This six-part series looks at personal and professional spending for planners. If you need to catch up, please follow these links.
- Week 1: A planner’s friend: Tracking spend
- This week: Where does all the money go?
- Week 3: Mindfulness is the key to smart money
- Week 4: Show me the money!
If you didn’t read last Monday’s article on budgeting and fiscal responsibility, and you want to become master of your personal and professional finances, click here, catch up and then come back. Without the first article this one doesn’t have as much meaning. I’ll wait for you.
Now, pull out your Excel grid. Make sure you tallied not just your total spend, but what you put your dollars toward. First question: How close was your top-of-the-head guestimate to the actual figure? Second question: When you reviewed where your dollars were going, were you surprised? Sometimes we’re completely unaware of something until we pay closer attention.
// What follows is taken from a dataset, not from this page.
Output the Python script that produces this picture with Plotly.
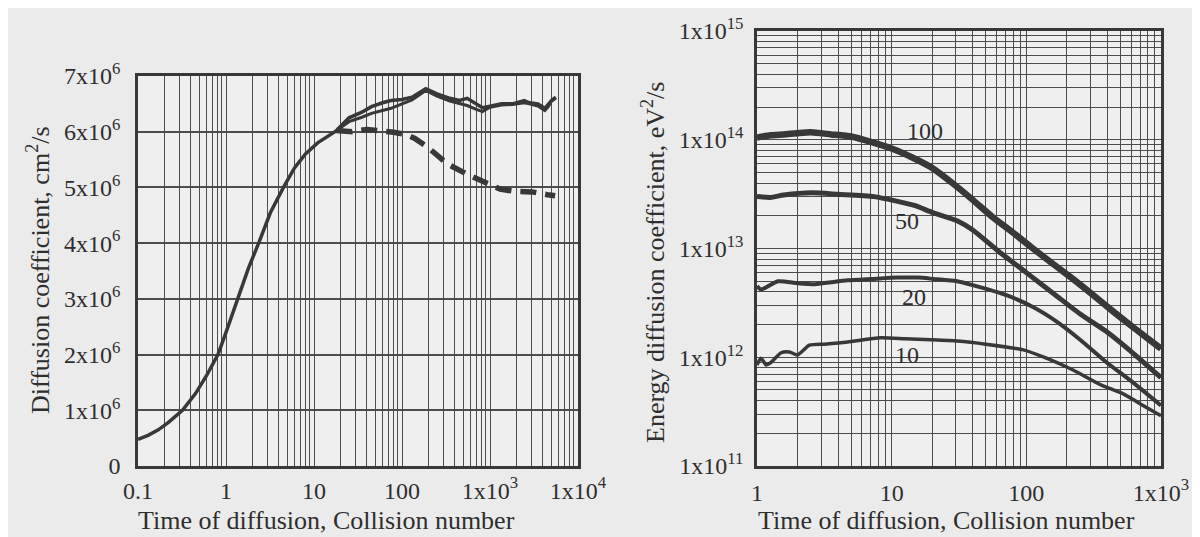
import math
import plotly.graph_objects as go

# ---------------- Left panel: diffusion coefficient (cm^2/s) ----------------
t_solid_a = [0.1, 0.13, 0.17, 0.22, 0.32, 0.45, 0.6, 0.81, 1.0, 1.35, 1.8, 2.35, 3.2, 4.5, 6, 8, 11, 18,
             25, 35, 45, 60, 75, 100, 130, 186, 250, 350, 450, 550, 700, 820, 1000, 1350, 1800, 2450,
             2800, 3500, 4200, 4600, 5000, 5600]
d_solid_a = [0.48e6, 0.55e6, 0.65e6, 0.78e6, 1.0e6, 1.3e6, 1.62e6, 2.0e6, 2.4e6, 3.0e6, 3.55e6, 4.0e6,
             4.55e6, 5.0e6, 5.35e6, 5.6e6, 5.8e6, 6.02e6,
             6.25e6, 6.35e6, 6.45e6, 6.52e6, 6.56e6, 6.58e6, 6.62e6, 6.77e6, 6.68e6, 6.6e6, 6.56e6, 6.6e6,
             6.5e6, 6.43e6, 6.46e6, 6.5e6, 6.5e6, 6.56e6, 6.52e6, 6.5e6, 6.42e6, 6.5e6, 6.56e6, 6.62e6]

t_solid_b = [18, 25, 35, 45, 60, 75, 100, 130, 186, 250, 350, 450, 550, 700, 820, 1000, 1350, 1800,
             2450, 2800, 3500, 4200, 4600, 5000, 5600]
d_solid_b = [6.02e6, 6.18e6, 6.26e6, 6.33e6, 6.38e6, 6.42e6, 6.5e6, 6.57e6, 6.74e6, 6.64e6, 6.55e6,
             6.5e6, 6.47e6, 6.4e6, 6.36e6, 6.44e6, 6.48e6, 6.49e6, 6.52e6, 6.5e6, 6.46e6, 6.38e6,
             6.45e6, 6.55e6, 6.6e6]

t_dashed = [18, 27, 40, 60, 80, 110, 140, 200, 330, 560, 950, 1300, 1900, 3000, 4500, 5500]
d_dashed = [6.02e6, 6.0e6, 6.04e6, 6.02e6, 5.99e6, 5.95e6, 5.88e6, 5.71e6, 5.42e6, 5.23e6, 5.05e6,
            4.97e6, 4.93e6, 4.92e6, 4.87e6, 4.85e6]

left_x_ticks = [0.1, 1, 10, 100, 1000, 10000]
left_x_labels = ["0.1", "1", "10", "100", "1x10<sup>3</sup>", "1x10<sup>4</sup>"]
left_y_ticks = [0, 1e6, 2e6, 3e6, 4e6, 5e6, 6e6, 7e6]
left_y_labels = ["0", "1x10<sup>6</sup>", "2x10<sup>6</sup>", "3x10<sup>6</sup>", "4x10<sup>6</sup>",
                 "5x10<sup>6</sup>", "6x10<sup>6</sup>", "7x10<sup>6</sup>"]

# ---------------- Right panel: energy diffusion coefficient (eV^2/s) ----------------
t_100 = [1, 1.26, 1.58, 2.0, 2.5, 3.55, 5.0, 7.1, 10, 14.1, 20, 28.2, 40, 56, 79, 112, 158, 224, 316,
         447, 631, 1000]
e_100 = [1.05e14, 1.10e14, 1.12e14, 1.15e14, 1.17e14, 1.12e14, 1.07e14, 9.5e13, 8.3e13, 6.9e13,
         5.5e13, 4.0e13, 2.8e13, 1.95e13, 1.41e13, 1.0e13, 7.2e12, 5.2e12, 3.7e12, 2.6e12, 1.86e12,
         1.2e12]

t_50 = [1, 1.26, 1.58, 2.57, 4.0, 7.4, 14.5, 20, 30.6, 40, 63, 100, 166, 251, 389, 631, 1000]
e_50 = [3.0e13, 2.95e13, 3.1e13, 3.25e13, 3.15e13, 3.0e13, 2.5e13, 2.15e13, 1.8e13, 1.48e13, 9.3e12,
        6.0e12, 3.7e12, 2.5e12, 1.74e12, 1.07e12, 6.5e11]

t_20 = [1, 1.07, 1.15, 1.43, 2.0, 2.7, 3.55, 4.7, 7.1, 11, 15.8, 20.4, 30.6, 40, 72, 112, 166, 251,
        389, 631, 1000]
e_20 = [4.5e12, 4.2e12, 4.35e12, 5.0e12, 4.8e12, 4.7e12, 4.9e12, 5.1e12, 5.25e12, 5.4e12, 5.4e12,
        5.25e12, 5.0e12, 4.6e12, 3.7e12, 2.9e12, 2.15e12, 1.45e12, 9.1e11, 5.75e11, 3.6e11]

t_10 = [1, 1.07, 1.17, 1.26, 1.51, 1.74, 2.0, 2.45, 3.16, 4.7, 8.3, 12.6, 19.5, 30.6, 50, 95, 141,
        224, 355, 525, 708, 1000]
e_10 = [8.5e11, 9.8e11, 8.5e11, 8.9e11, 1.10e12, 1.12e12, 1.05e12, 1.29e12, 1.32e12, 1.38e12,
        1.51e12, 1.48e12, 1.45e12, 1.41e12, 1.32e12, 1.17e12, 9.8e11, 7.6e11, 5.6e11, 4.6e11,
        3.7e11, 2.9e11]

curve_names = ["100", "50", "20", "10"]
curve_label_x = [17.8, 13, 14.7, 13]
curve_label_y = [1.2e14, 1.78e13, 3.6e12, 1.05e12]

right_x_ticks = [1, 10, 100, 1000]
right_x_labels = ["1", "10", "100", "1x10<sup>3</sup>"]
right_y_ticks = [1e11, 1e12, 1e13, 1e14, 1e15]
right_y_labels = ["1x10<sup>11</sup>", "1x10<sup>12</sup>", "1x10<sup>13</sup>", "1x10<sup>14</sup>",
                  "1x10<sup>15</sup>"]

x_title = "Time of diffusion, Collision number"
left_y_title = "Diffusion coefficient, cm<sup>2</sup>/s"
right_y_title = "Energy diffusion coefficient, eV<sup>2</sup>/s"


def log_grid(decades, labels_at, labels):
    vals, texts = [], []
    for d in decades:
        for m in range(1, 10):
            vals.append(m * d)
            texts.append("")
    for v, lab in zip(labels_at, labels):
        if v in vals:
            texts[vals.index(v)] = lab
        else:
            vals.append(v)
            texts.append(lab)
    return vals, texts


LINE = "#383838"
GRID = "#4c4c4c"
TXT = "#2e2e2e"
FONT = "Liberation Serif"
W, H = 1200, 537

lx_vals, lx_text = log_grid([0.1, 1, 10, 100, 1000], left_x_ticks, left_x_labels)
rx_vals, rx_text = log_grid([1, 10, 100], right_x_ticks, right_x_labels)
ry_vals, ry_text = log_grid([1e11, 1e12, 1e13, 1e14], right_y_ticks, right_y_labels)

fig = go.Figure()

fig.add_trace(go.Scatter(x=t_solid_a, y=d_solid_a, mode="lines", xaxis="x", yaxis="y",
                         line=dict(color=LINE, width=3.5), showlegend=False))
fig.add_trace(go.Scatter(x=t_solid_b, y=d_solid_b, mode="lines", xaxis="x", yaxis="y",
                         line=dict(color=LINE, width=3), showlegend=False))
fig.add_trace(go.Scatter(x=t_dashed, y=d_dashed, mode="lines", xaxis="x", yaxis="y",
                         line=dict(color=LINE, width=5.5, dash="16px,9px"), showlegend=False))

for t, e, w in [(t_100, e_100, 6.5), (t_50, e_50, 5), (t_20, e_20, 4), (t_10, e_10, 3.5)]:
    fig.add_trace(go.Scatter(x=t, y=e, mode="lines", xaxis="x2", yaxis="y2",
                             line=dict(color=LINE, width=w, shape="spline", smoothing=0.6),
                             showlegend=False))


def px(p):
    return p / W


def py(p):
    return 1 - p / H


axis_common = dict(showgrid=True, gridcolor=GRID, gridwidth=1.3, showline=True, mirror=True,
                   linecolor=LINE, linewidth=2.5, ticks="", zeroline=False, automargin=False,
                   tickfont=dict(family=FONT, size=24, color=TXT), tickmode="array")

fig.update_layout(
    width=W, height=H,
    margin=dict(l=0, r=0, t=0, b=0),
    paper_bgcolor="#ebebeb", plot_bgcolor="#efefef",
    font=dict(family=FONT, color=TXT),
    xaxis=dict(axis_common, type="log", range=[-1, 4], domain=[px(130), px(570)], anchor="y",
               tickvals=lx_vals, ticktext=lx_text, ticklabelstandoff=1),
    yaxis=dict(axis_common, range=[0, 7e6], domain=[py(458), py(68)], anchor="x",
               tickvals=left_y_ticks, ticktext=left_y_labels, gridwidth=2, ticklabelstandoff=10),
    xaxis2=dict(axis_common, type="log", range=[0, 3], domain=[px(749), px(1153)], anchor="y2",
                tickvals=rx_vals, ticktext=rx_text, ticklabelstandoff=3),
    yaxis2=dict(axis_common, type="log", range=[11, 15], domain=[py(458), py(23)], anchor="x2",
                tickvals=ry_vals, ticktext=ry_text, ticklabelstandoff=6),
)

annotations = [
    dict(text=x_title, x=px(318), y=py(512), xref="paper", yref="paper", showarrow=False,
         xanchor="center", yanchor="middle", font=dict(family=FONT, size=26, color=TXT)),
    dict(text=x_title, x=px(938), y=py(512), xref="paper", yref="paper", showarrow=False,
         xanchor="center", yanchor="middle", font=dict(family=FONT, size=26, color=TXT)),
    dict(text=left_y_title, x=px(30), y=py(262), xref="paper", yref="paper", showarrow=False,
         xanchor="center", yanchor="middle", textangle=-90,
         font=dict(family=FONT, size=26, color=TXT)),
    dict(text=right_y_title, x=px(645), y=py(255), xref="paper", yref="paper", showarrow=False,
         xanchor="center", yanchor="middle", textangle=-90,
         font=dict(family=FONT, size=26, color=TXT)),
]
for name, lx, ly in zip(curve_names, curve_label_x, curve_label_y):
    annotations.append(dict(text=name, x=math.log10(lx), y=math.log10(ly), xref="x2", yref="y2",
                            showarrow=False, xanchor="center", yanchor="middle",
                            font=dict(family=FONT, size=24, color=TXT)))
fig.update_layout(annotations=annotations)

fig.write_html("out.html")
For some, the data may unlock the mystery as to why we can’t lose those extra 10 pounds. Starbucks, with whip, anyone? For others, seeing how much is spent on cigarettes each week is motivation enough to quit. For others it isn’t where the money was spent, but the sheer total that gives a reason to pause.
If you weren’t pleased with what you learned, read on. If you’re on track with how much you spend and what you spend it on, keep reading anyway. Learning one new thing a day is all it takes to achieve personal growth.
OK, for those of you unhappy with where your dollars go, take a moment to analyze the spend. Is there an alternative readily available? Think coupons, brown bagging, indulging every other day on what’s now a daily habit, etc. If your spend is on an essential item, like gas, check the air pressure in your tires because improperly inflated tires reduce gas mileage. Pay with cash at certain stations and get a small discount, car pool, have a friend drive, obey the 55 mph speed limit, which was created in part to maximize gas mileage. There are thousands of money-saving tips and tricks out there. Google it. You might be amazed at how many easy solutions await you.
Repeat the exercise for a second week. This time, tally your spend at the end of each day as well as at the end of the week. Keep track of what you’re buying and if you really want to learn something, document what you were feeling when you made the purchase. (Rushed, sad, happy, lonely, starving, angry. Whatever comes to mind.)
Write down your target total spend. If you were unhappy with last week’s figure, what would be a more appropriate number? If you were happy with last week’s number, challenge yourself to reduce the total spend by either an overall percentage or a dollar amount and write that down.